To use GPU, include request_GPUs directive in the Condor job file. Here is an example:

Universe   = vanilla
Executable = exampleA
Arguments  = 1000
Log        = exampleA.log
Output     = exampleA.out
Error      = exampleA.error
request_CPUs = 1
request_GPUs = 1
+SJTU_GPUModel = "V100_32G"  # optional, V100 32G is the default GPU

# request job run on A100 GPU
#+SJTU_GPUModel = "A100_80G"

# request job run on L20 GPU
#+SJTU_GPUModel = "L20_48G"

should_transfer_files = NO
Queue

Condor will send GPU jobs to Nvidia V100 by default. If +SJTU_GPUModel directive is used, job will be sent to the specified GPU.

One Nvidia V100 GPU is reserved for testing purposes, and it can run job for a maximum of one hour.
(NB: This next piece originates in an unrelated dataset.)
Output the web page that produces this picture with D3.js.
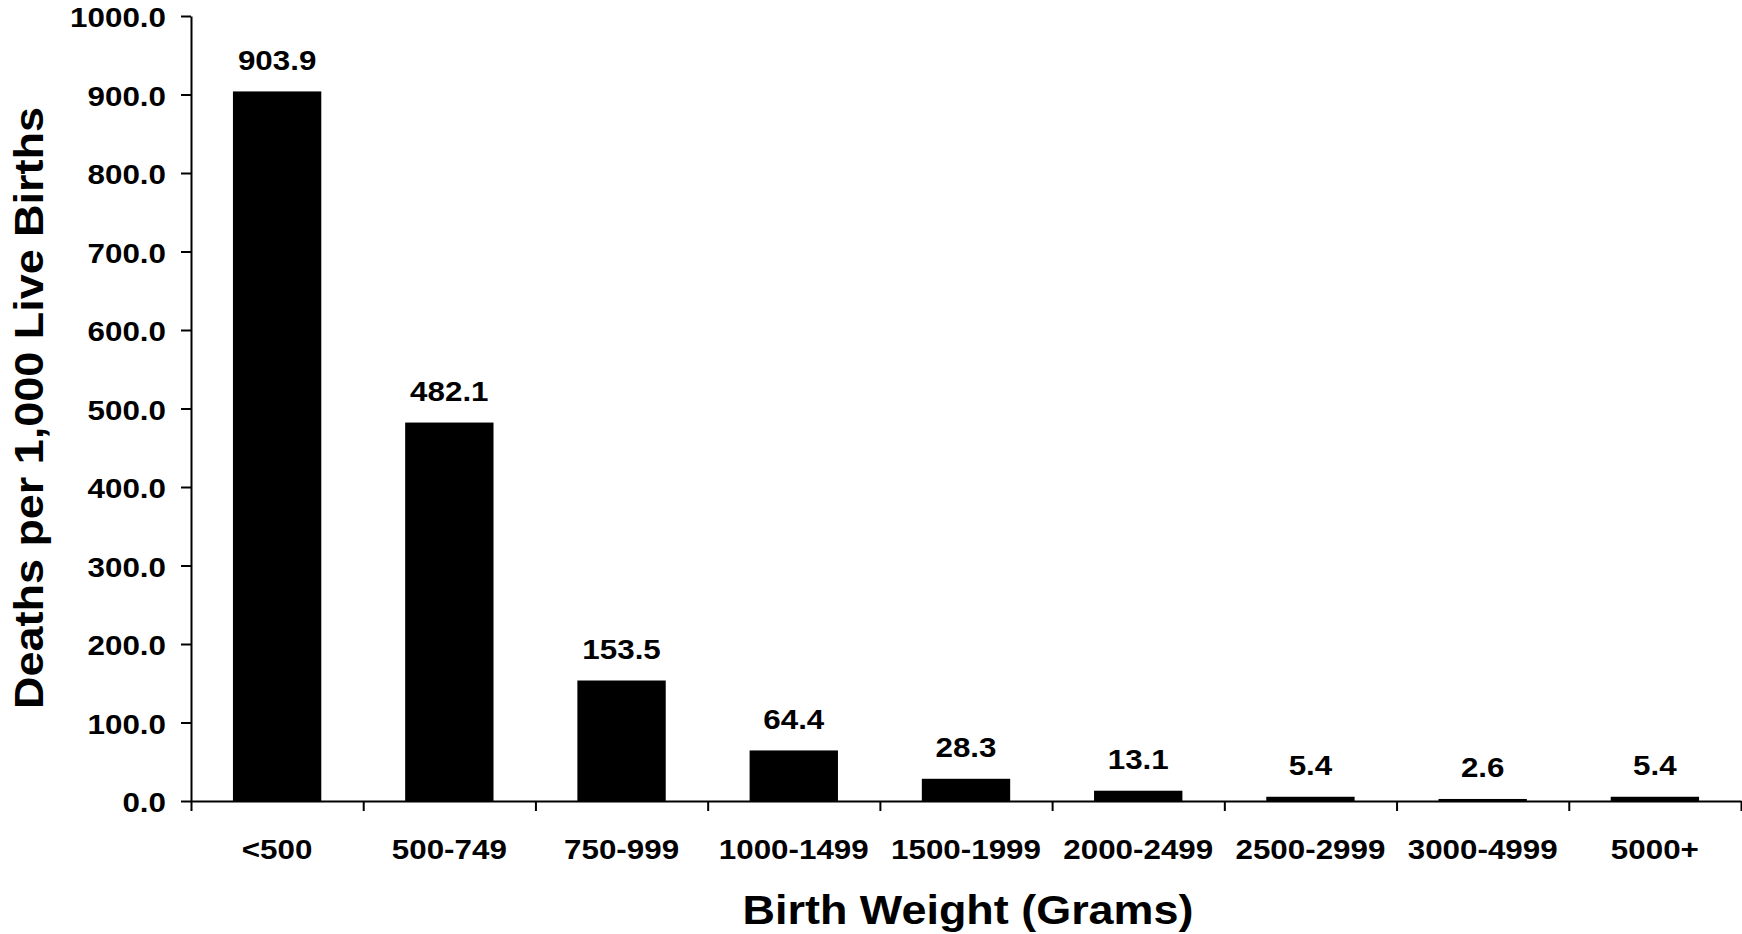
<!DOCTYPE html>
<html>
<head>
<meta charset="utf-8">
<script src="https://cdn.jsdelivr.net/npm/d3@7"></script>
<style>
  html, body { margin: 0; padding: 0; background: #fff; }
  svg { display: block; }
  text { font-family: "Liberation Sans", Arial, Helvetica, sans-serif; font-weight: bold; fill: #000; }
</style>
</head>
<body>
<svg id="chart" width="1742" height="934"></svg>
<script>
// ---- Data ----
const categories = ["<500", "500-749", "750-999", "1000-1499", "1500-1999", "2000-2499", "2500-2999", "3000-4999", "5000+"];
const deathRates = [903.9, 482.1, 153.5, 64.4, 28.3, 13.1, 5.4, 2.6, 5.4];
const yTicks = [0, 100, 200, 300, 400, 500, 600, 700, 800, 900, 1000];
const xTitle = "Birth Weight (Grams)";
const yTitle = "Deaths per 1,000 Live Births";

(function () {
  // ---- Layout ----
  const plotLeft = 191, plotRight = 1741, plotTop = 16, plotBottom = 801;
  const stretch = 1.12;
  const fmt = d3.format(".1f");

  const svg = d3.select("#chart");

  const x = d3.scaleBand().domain(categories).range([plotLeft, plotRight]).padding(0);
  const y = d3.scaleLinear().domain([0, 1000]).range([plotBottom, plotTop]);
  const barW = x.bandwidth() * 0.513;
  const rows = categories.map((c, i) => ({ c, v: deathRates[i] }));

  // Bars
  svg.append("g").selectAll("rect")
    .data(rows)
    .join("rect")
    .attr("x", d => x(d.c) + (x.bandwidth() - barW) / 2)
    .attr("y", d => y(d.v))
    .attr("width", barW)
    .attr("height", d => y(0) - y(d.v))
    .attr("fill", "#000");

  // Y axis
  const yAxis = svg.append("g")
    .attr("transform", `translate(${plotLeft},0)`)
    .call(d3.axisLeft(y).tickValues(yTicks).tickFormat(fmt).tickSize(10).tickSizeOuter(0));
  yAxis.select(".domain").attr("stroke", "#000").attr("stroke-width", 2);
  yAxis.selectAll(".tick line").attr("stroke", "#000").attr("stroke-width", 2);
  yAxis.selectAll(".tick text")
    .attr("x", null).attr("dy", null)
    .attr("transform", `translate(-25,10.5) scale(${stretch},1)`)
    .attr("font-size", 28)
    .attr("font-family", null)
    .attr("text-anchor", "end");
  yAxis.attr("font-family", null).attr("font-size", null);

  // X axis: line + boundary ticks
  const xb = d3.scaleLinear().domain([0, categories.length]).range([plotLeft, plotRight]);
  const xAxis = svg.append("g")
    .attr("transform", `translate(0,${plotBottom})`)
    .call(d3.axisBottom(xb).tickValues(d3.range(categories.length + 1)).tickFormat("").tickSize(10).tickSizeOuter(0));
  xAxis.select(".domain").attr("stroke", "#000").attr("stroke-width", 2);
  xAxis.selectAll(".tick line").attr("stroke", "#000").attr("stroke-width", 2);
  xAxis.selectAll(".tick text").remove();

  // X category labels
  svg.append("g").selectAll("text")
    .data(categories)
    .join("text")
    .attr("transform", d => `translate(${x(d) + x.bandwidth() / 2},858.5) scale(${stretch},1)`)
    .attr("text-anchor", "middle")
    .attr("font-size", 28)
    .text(d => d);

  // Value labels
  svg.append("g").selectAll("text")
    .data(rows)
    .join("text")
    .attr("transform", d => `translate(${x(d.c) + x.bandwidth() / 2},${y(d.v) - 21.5}) scale(${stretch},1)`)
    .attr("text-anchor", "middle")
    .attr("font-size", 28)
    .text(d => fmt(d.v));

  // Axis titles
  svg.append("text")
    .attr("transform", `translate(968,924) scale(1.11,1)`)
    .attr("text-anchor", "middle")
    .attr("font-size", 40.5)
    .text(xTitle);

  svg.append("text")
    .attr("transform", `translate(43,408) rotate(-90) scale(1.11,1)`)
    .attr("text-anchor", "middle")
    .attr("font-size", 40.5)
    .text(yTitle);
})();
</script>
</body>
</html>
To request this GPU, set the +SJTU_GPUModel directive to V100_32G_Test:

Universe   = vanilla
Executable = exampleA
Arguments  = 1000
Log        = exampleA.log
Output     = exampleA.out
Error      = exampleA.error
request_CPUs = 1   # no more than 4 CPUs
request_GPUs = 1
+SJTU_GPUModel = "V100_32G_Test"

should_transfer_files = NO
Queue

Do not use CUDA_VISIBLE_DEVICES

CUDA_VISIBLE_DEVICES is an environment variable used by CUDA API to restrict devices a GPU application can see. It is how HTCondor allocate GPU to user.

Occasionally, user writes and tests code on other machines. One may not notice CUDA_VISIBLE_DEVICES is hidden in the code. It can be export CUDA_VISIBLE_DEVICES=i,j… in a shell script, or os.environ[“CUDA_VISIBLE_DEVICES”]=”i,j…” buried deep in python code. In either case, it overrides HTCondor, causes programs run on GPU not assigned to them.

GPU node finds and kills illegal processes running on GPU not assigned by HTCondor. If your GPU job starts OKAY but disappears “mysteriously” after few minutes, looking for CUDA_VISIBLE_DEVICES in your code.

CUDA Toolkit

As of February 2026, the default CUDA Toolkit on V100 node is version 11.5; it is CUDA 11.6 on A100 node; CUDA 13.1 on L20 node.